Não entendo porque, nesta terra, a vítima tem sempre que ser a culpada.
Se a mulher é violentada, o comentário é:
"Mas olha a roupa que ela estava? Vestida deste jeito só podia querer isso mesmo!"
Se a garota ou o cara se apaixonam e o caso não dá certo, a verdade mais que certa é:
"Eu te disse que ia quebrar a cara! Não soube escolher! Todo mundo sabia que x não prestava. Era só olhar!"
Se estouram o vidro do seu carro no farol e levam sua bolsa, a bronca é assim:
"Sua bolsa estava no banco, não é? Não sabe que não pode?"
Foi uma chamada assim que eu levei hoje. Foi uma pena, porque o dia estava perfeito.
Passei o dia no zoológico com as meninas. Bia, Mari e Helô, três belezinhas correndo pelas alamedas buscando leões, lobos, macacos, pássaros e tudo o que elas tinham direito. Piquenique debaixo das árvores, lanche caseiro. A Val junto dando uma força.
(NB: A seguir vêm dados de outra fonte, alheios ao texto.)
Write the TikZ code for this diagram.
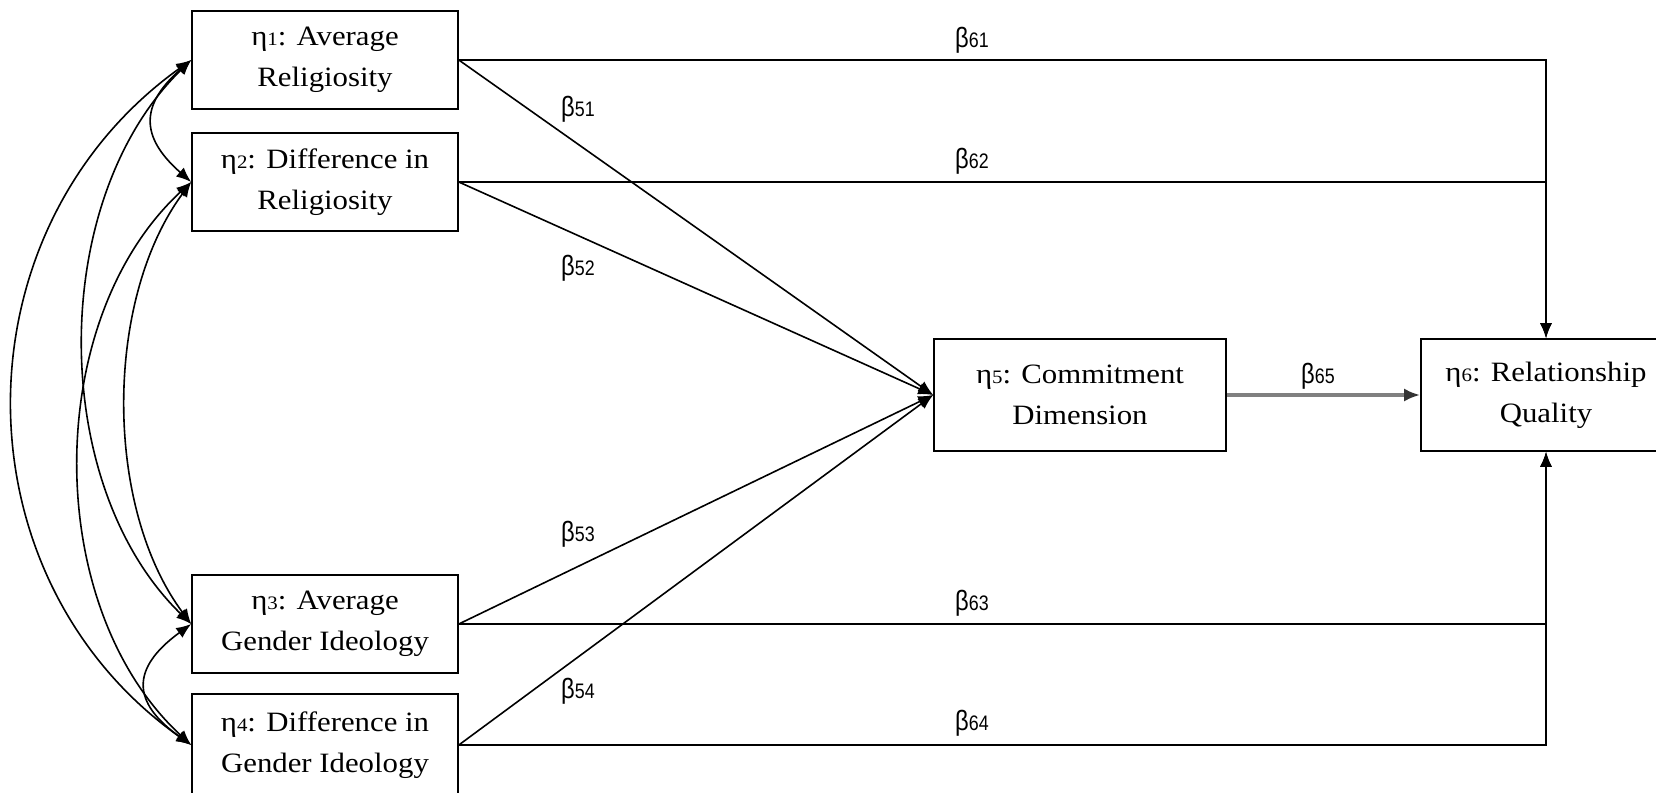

Cinco meninas-mulheres curtindo a liberdade-feminina impossível quando o mau-humor e falta de paciência masculinos estão por perto.
( Cada vez mais me convenço que as mulheres não mais livres sem culpa. E isso vem desde a infância, me parece. )
É difícil manter o sinal de alerta o tempo todo. E nessas, eu, que vivo tensa com medos de roubos e assaltos, relaxei. Deve ter sido entre o macaco-prego e o chimpanzé, depois do sorvete de maracujá com calda de abacaxi. Mas só percebi na lojinha de tranqueiras, na hora de pagar pela girafa de pelúcia. Cadê a minha carteira? Já era! Que raiva! Só não acabou com o meu dia porque, de fato, ainda haveria muito mais neste dia.
No posto policial, o sermão:
"Mas, onde estava a sua carteira?"
"Na bolsinha do lado de fora da mochila", eu respondi, já sabendo o que viria em seguida.
"E de que jeito a senhora estava levando a mochila", ele me olhou, com um ar de reprovação.
"Nas costas, eu sei, não podia, mas me distrai."
"Mas, minha senhora, no zoológico, inda mais num dia como hoje, tinha que tomar mais cuidado."
É, eu sei, eu sei. Em dias como os de hoje, a gente vive tendo que tomar cuidado com tudo, para não ser roubado, para não ofender, para não se machucar e não se decepcionar com quem a gente confia e acredita. Mas, acontece, que é bom relaxar e esquecer um pouco que estamos nos dias de hoje.
Dá pra tentar viver um pouco sem medo?? Ser feliz é tão errado assim?
Bem, é certo que no zôo ninguém me ajudou. Se quisesse, ia fazer um BO num DP lotado da região. Ou pela internet, que é o que eu acabei de fazer.
Amanhã, vou atrás da segunda via do documento.
Pena que nesta vida não exista segunda via de coração.